We went to the conference centre because the first speaker looked interesting to hear. It was Bill Boyd, Past Rotary International President, speaking about the next 100 years for Rotary New Zealand - our Rotary future.

After this speech, all the students went out onto the square to be part of the promotion. We all had some flyers about what the Rotary Youth Exchange is about, and we asked people on the square to make contact if they knew anyone keen to do an exchange because Rotary needs more outbound students to leave next year or in 2020. It was great. I like going and talking to people now, and promoting Rotary. It’s a great organisation. Rotary does incredible things for the young people - they change our lives.

At about 11.00 am it was our turn in the conference centre - to talk about Rotary Youth Exchange
Lynne Phillips, International Youth Exchange Chair, gave a talk about what Rotary Youth Exchange is about and announced the future inbounds in July. Nine students will arrive soon - I don’t remember all the nationalities.

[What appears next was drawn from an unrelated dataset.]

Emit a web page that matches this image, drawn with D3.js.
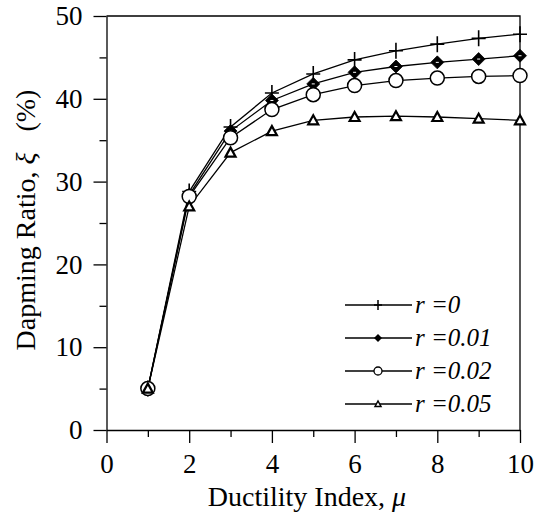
<!DOCTYPE html>
<html lang="en">
<head>
  <meta charset="UTF-8" />
  <title>Damping Ratio vs Ductility Index</title>
  <style>
    body { margin: 0; background: #fff; }
    svg { display: block; }
    text { font-family: "Liberation Serif", "Times New Roman", serif; fill: #000; }
    .axis path, .axis line { stroke: #000; stroke-width: 1.3; }
    .axis text { font-size: 27px; }
    .lbl { font-size: 28px; }
    .leg { font-size: 25px; font-style: italic; }
  </style>
</head>
<body>
<svg id="chart" width="539" height="515"></svg>

<script src="https://d3js.org/d3.v7.min.js"></script>
<script>
  // ductility index values
  const mu = [1, 2, 3, 4, 5, 6, 7, 8, 9, 10];
  // damping ratio (%) for each r
  const r0    = [5.0, 28.8, 36.6, 40.7, 43.0, 44.7, 45.8, 46.6, 47.3, 47.8];
  const r001  = [5.0, 28.4, 36.1, 39.8, 41.8, 43.2, 43.9, 44.4, 44.8, 45.2];
  const r002  = [5.0, 28.2, 35.3, 38.7, 40.5, 41.6, 42.2, 42.5, 42.7, 42.8];
  const r005  = [5.0, 27.0, 33.5, 36.1, 37.4, 37.8, 37.9, 37.8, 37.6, 37.4];
  const seriesNames = ["r =0", "r =0.01", "r =0.02", "r =0.05"];
  const markers = ["plus", "diamond", "circle", "triangle"];
  const xTicks = [0, 2, 4, 6, 8, 10];
  const yTicks = [0, 10, 20, 30, 40, 50];

  const series = [r0, r001, r002, r005].map((v, i) => ({
    name: seriesNames[i],
    marker: markers[i],
    values: v.map((d, j) => ({ x: mu[j], y: d }))
  }));

  const svg = d3.select("#chart");
  const x = d3.scaleLinear().domain([0, 10]).range([106.5, 520]);
  const y = d3.scaleLinear().domain([0, 50]).range([430, 16]);

  // minor ticks
  svg.append("g").attr("class", "axis")
    .attr("transform", `translate(0,${y(0)})`)
    .call(d3.axisBottom(x).tickValues(d3.range(1, 10, 2)).tickSize(7).tickFormat(""))
    .select(".domain").remove();
  svg.append("g").attr("class", "axis")
    .attr("transform", `translate(${x(0)},0)`)
    .call(d3.axisLeft(y).tickValues(d3.range(5, 50, 10)).tickSize(7).tickFormat(""))
    .select(".domain").remove();

  // major ticks
  svg.append("g").attr("class", "axis")
    .attr("transform", `translate(0,${y(0)})`)
    .call(d3.axisBottom(x).tickValues(xTicks).tickSize(13).tickSizeOuter(0).tickPadding(11));
  svg.append("g").attr("class", "axis")
    .attr("transform", `translate(${x(0)},0)`)
    .call(d3.axisLeft(y).tickValues(yTicks).tickSize(13).tickSizeOuter(0).tickPadding(11));

  svg.selectAll(".axis").attr("font-family", null).attr("font-size", null);

  // frame top + right
  svg.append("path")
    .attr("d", `M${x(0)},${y(50)}H${x(10)}V${y(0)}`)
    .attr("fill", "none").attr("stroke", "#000").attr("stroke-width", 1.3);

  // axis titles
  const xl = svg.append("text").attr("class", "lbl")
    .attr("x", 307).attr("y", 506).attr("text-anchor", "middle");
  xl.append("tspan").text("Ductility Index, ");
  xl.append("tspan").attr("font-style", "italic").text("\u03bc");

  const yl = svg.append("text").attr("class", "lbl")
    .attr("transform", `translate(35,220) rotate(-90)`)
    .attr("text-anchor", "middle");
  yl.append("tspan").text("Dapming Ratio, ");
  yl.append("tspan").attr("font-style", "italic").text("\u03be");
  yl.append("tspan").text("\u00a0\u00a0\u00a0(%)");

  const line = d3.line().x(d => x(d.x)).y(d => y(d.y));

  function drawMarker(g, type) {
    if (type === "plus") {
      g.append("path").attr("d", "M-7,0H7M0,-8V8")
        .attr("stroke", "#000").attr("stroke-width", 1.6).attr("fill", "none");
    } else if (type === "diamond") {
      g.append("path").attr("d", "M0,-6.5L6.5,0L0,6.5L-6.5,0Z")
        .attr("fill", "#000").attr("stroke", "#000").attr("stroke-width", 0.8);
      g.append("path").attr("d", "M-1.5,0H1.5").attr("stroke", "#fff").attr("stroke-width", 1);
    } else if (type === "circle") {
      g.append("circle").attr("r", 7)
        .attr("fill", "#fff").attr("stroke", "#000").attr("stroke-width", 1.5);
    } else {
      g.append("path").attr("d", "M-5,4L0,-5L5,4Z")
        .attr("fill", "#fff").attr("stroke", "#000").attr("stroke-width", 2.2);
    }
  }

  series.forEach(s => {
    svg.append("path").datum(s.values)
      .attr("d", line).attr("fill", "none")
      .attr("stroke", "#000").attr("stroke-width", 1.3);
  });
  series.forEach(s => {
    svg.append("g").selectAll("g")
      .data(s.values).enter().append("g")
      .attr("transform", d => `translate(${x(d.x)},${y(d.y)})`)
      .each(function () { drawMarker(d3.select(this), s.marker); });
  });

  // legend
  const legY = [305, 338, 371, 404];
  series.forEach((s, i) => {
    const g = svg.append("g").attr("transform", `translate(0,${legY[i]})`);
    g.append("line").attr("x1", 345).attr("x2", 412)
      .attr("stroke", "#000").attr("stroke-width", 1.3);
    const m = g.append("g").attr("transform", "translate(378,0)");
    if (s.marker === "plus") {
      m.append("path").attr("d", "M-4,0H4M0,-5V5").attr("stroke", "#000").attr("stroke-width", 1.5);
    } else if (s.marker === "diamond") {
      m.append("path").attr("d", "M0,-4L4,0L0,4L-4,0Z").attr("fill", "#000");
    } else if (s.marker === "circle") {
      m.append("circle").attr("r", 4).attr("fill", "#fff").attr("stroke", "#000").attr("stroke-width", 1.3);
    } else {
      m.append("path").attr("d", "M-3,2.5L0,-3L3,2.5Z").attr("fill", "#fff").attr("stroke", "#000").attr("stroke-width", 1.5);
    }
    g.append("text").attr("class", "leg").attr("x", 415).attr("y", 8).text(s.name);
  });
</script>
</body>
</html>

Then she introduced us, one by one. We all got a question to answer about our exchange.
I was fourth.. My question was, ‘how do you think you have changed since starting your exchange?’ We had a maximum of two minutes each to answer. I think I did well!

At lunchtime, we had two hours to wander around the square. Everyone got some $5 and $1 tickets worth $20 to use to purchase food from one of the four food trucks on the square. We also got a ticket for a free drink for the evening party.

At 2.00 pm, three of us (exchange students) went back to the conference centre to hear the last speaker. I was the last student to give the thanks, this time for the poppy project to commemorate those people who gave their lives for New-Zealand.

The conference came to an end. It was such a good conference. Interesting, powerful and moving.

We came back home to have a rest, change and get ready for the evening event. The theme was ‘Into the wild blue yonder’. Rotary Youth Exchange gave us a blue wig and some spiders and scarves to wear to be ‘wild. At 6.00 pm we went to the conference centre for the last night. There was some food and a drink to welcome everybody. Then it was time to go inside. The room was stunning! Blue lights, awesome table decoration - stones with small plants and lights between them.

There were some thanks and awards ceremonies for a few Rotary clubs. Plimmerton had won the Friendship Award the previous year - congratulation to my club! – and had the job of choosing the friendliest club this year. Then it was time for dinner of salads, chicken, beef, potatoes and bread. For dessert, we had a chocolate cake with fruit salad. I enjoyed it. And I think everyone did too.

The party soon started with a group of musician and two singers. They played for around two hours. Everyone enjoyed it and danced and had fun. It was all over at 11.00 pm and we went back to our homestay.

On Sunday morning, all the students departed. The Rotarians had the AGM and some District training in the afternoon. I went back with Ron and Jenny Lucas and on to my basketball training and had a fantastic weekend.

I loved and enjoyed this weekend. I met others exchange students and the members of the Rotary Youth Exchange team.